Tuesday, June 4, 2013

Stuffed Animal Day

So, today is Stuffed Animal Day at Firstborn's school. The students are supposed to bring in a stuffed animal, which they will read stories to (and/or tell stories about), and there will be other related activities. It's basically one of those enjoyable little end-of-the-school-year events - not a big deal, and a little silly, but still fun.

This presented us with a minor difficulty, though. Since we've been trying to get our house ready to sell (with the ultimate goal of getting ourselves into a larger house that feeds into one of our preferred schools): all the stuffed animals are hiding in the storage unit. So, yesterday, I swung by there and retrieved (from the very bottom of the container, I might add), the small plush Cthulhu that has been Firstborn's go-to stuffed animal ever since he first stole it from me.
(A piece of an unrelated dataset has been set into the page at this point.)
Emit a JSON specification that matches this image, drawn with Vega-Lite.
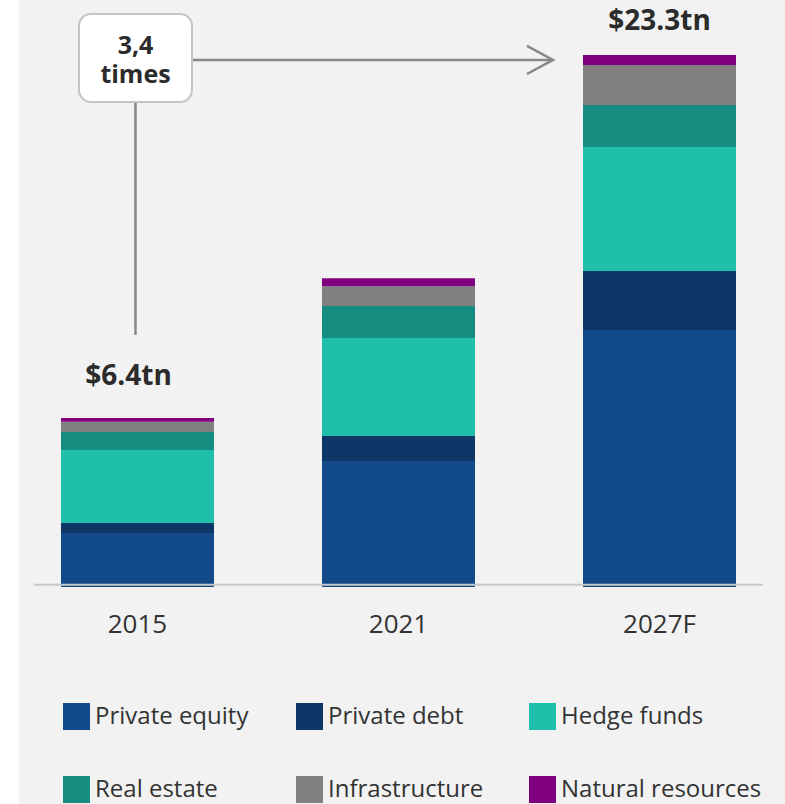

However, since there's always the possibility that this will raise an eyebrow or two - or at least provoke some interesting questions - I thought I should make sure that Firstborn could explain what a Cthulhu was. So, I printed him out a little guide:
(Usually Pronounced: kə-THOO-loo or Kuh-THOO-loo)
  • Cthulhu comes from a series of stories by author H. P. Lovecraft.
  • In the stories, Cthulhu is trapped in an underwater city in the Pacific Ocean. Someday he will rise up and destroy the world.
  • Cthulhu has a manlike body, with wings on his back and a head like the body of an octopus. Cthulhu has been described as a mix between a giant human, an octopus and a dragon, and is depicted as being hundreds of meters tall.
  • In the stories, Cthulhu sends dreams to people who are sensitive enough to “hear” him.
I'm looking forward to hearing how this goes.

Monday, June 3, 2013

A Less Frabjous Day

It's not my fault. I just wanted to go camping. So I gathered up some friends, and we packed our gear and headed out. It was supposed to be a bit of simple fun: two nights out, then back in time for work on Monday. Just a calm, relaxing weekend in the woods.

It was... horrible. Do you have any idea how it was? First it was the bird - it got Joe. And then that frumious thing found us, and there went Rex and Carol. When they left, we thought we were safe. We thought we could finally hike back out. But they... they weren't full. They were fleeing. They'd seen the eyes of flame. They knew what was coming - the jaws that bite, the claws that catch. And that horrid, unearthly burbling.

I was the only one who made it out. When it got Alastair, I just... I just ran. I kept running.

It was Joe's fault. He was the one who said we should turn in there, camp in those woods - said it would save us some time on the road. He didn't know they were tulgey woods. None of us did.

If only... if only one of us had thought to pack a vorpal sword.